Assim, sempre que seja posta em crise a legitimidade constitucional de norma ou interpretação normativa que integre a ratio decidendi da decisão sumária reclamada, cujo afastamento comporta a necessária reformulação do julgado, haverá que considerar que essa questão integra a matéria do despacho, para efeitos do n.º 3 do artigo 700.º do Código do Processo Civil. Note-se, ainda, que de acordo com a parte final dessa disposição adjetiva, é todo o caso, e não apenas os argumentos esgrimidos na reclamação, que é submetido pelo relator a decisão colegial, em acórdão proferido pela conferência.



7. Contudo, para além da apontada exigência de oportunidade, carece ainda a questão de constitucionalidade de ser colocada à apreciação do tribunal recorrido de forma processualmente adequada, cumprindo ao recorrente enunciá-la, de modo expresso, direto, claro e percetível, por forma a criar no tribunal a quo um concreto e específico dever de pronúncia sobre a matéria a que tal questão se reporta, o que não se verificou no caso concreto.
Na verdade, e como aponta o Ministério Público, na reclamação apresentada para a conferência do Tribunal da Relação de Lisboa a reclamante limitou-se a dizer que “pretende ver declarada a inconstitucionalidade das normas jurídicas e interpretações normativas referentes aos artigos 217º; 224º nº 1; 230º nº 1; 236º a 239º e 295º todos do Código Civil, por ofender o princípio da proteção da confiança, decorrente do princípio do Estado de Direito, referenciado nos artigos 2º e 9º, alínea b), da Constituição e o artigo 266º, nº 1, da Lei Fundamental”, não tendo em qualquer momento dessa peça autonomizado qualquer critério ou padrão normativo – entendido como regra abstrata vocacionada para uma aplicação genérica – extraível dos referidos preceitos legais e suscetível de vir a ser utilizado na decisão a proferir, problematizando a sua constitucionalidade, em termos de vincular o tribunal ao seu conhecimento, como, efetivamente, não aconteceu.
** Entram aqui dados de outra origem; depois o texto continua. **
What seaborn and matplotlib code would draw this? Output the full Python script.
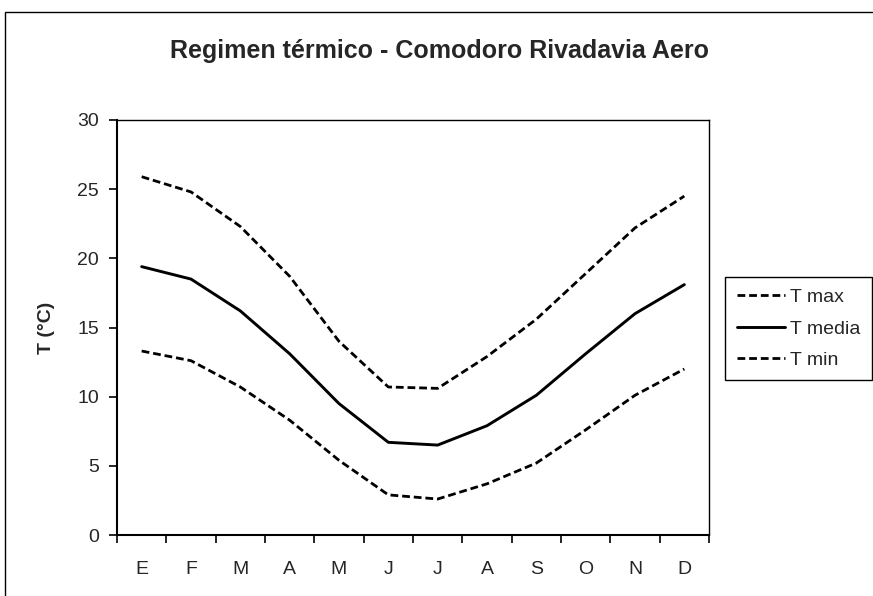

8. A reclamante procura sustentar que a questão de inconstitucionalidade que pretende ver apreciada por este Tribunal decorre de interpretação insólita, inédita e inesperada, que não lhe era exigível antecipar e colocar perante o Tribunal a quo em momento anterior à decisão recorrida.
Porém, a falência desse argumento mostra-se evidente: mesmo que assim fosse, seguramente que quando foi confrontada com a decisão sumária teve a recorrente, ora reclamante, perceção do critério normativo que determinava o julgado, nada obstando a que suscitasse a questão de constitucionalidade em sede de reclamação para a conferência por forma adequada. Como, aliás, procurou fazer, embora por forma viciada.
Acresce que a falta de suscitação processualmente adequada perante o Tribunal recorrido da questão de constitucionalidade que se pretende que o Tribunal Constitucional aprecie não é suprível, pois o convite a que se refere o n.º 6 do artigo 75.º-A da LTC apenas pode incidir sobre o requerimento de interposição do recurso de constitucionalidade, e não sobre peças processuais anteriores.
Cumpre, então, concluir pela inadmissibilidade do recurso e pela improcedência da reclamação.


III. Decisão



9. Nos termos e pelos fundamentos expostos, decide-se indeferir a presente reclamação.
Custas pela reclamante, fixando-se a taxa de justiça em 20 (vinte) unidades de conta.
Notifique.
Lisboa, 7 de maio de 2014. – Fernando Vaz Ventura - Pedro Machete – Joaquim de Sousa Ribeiro.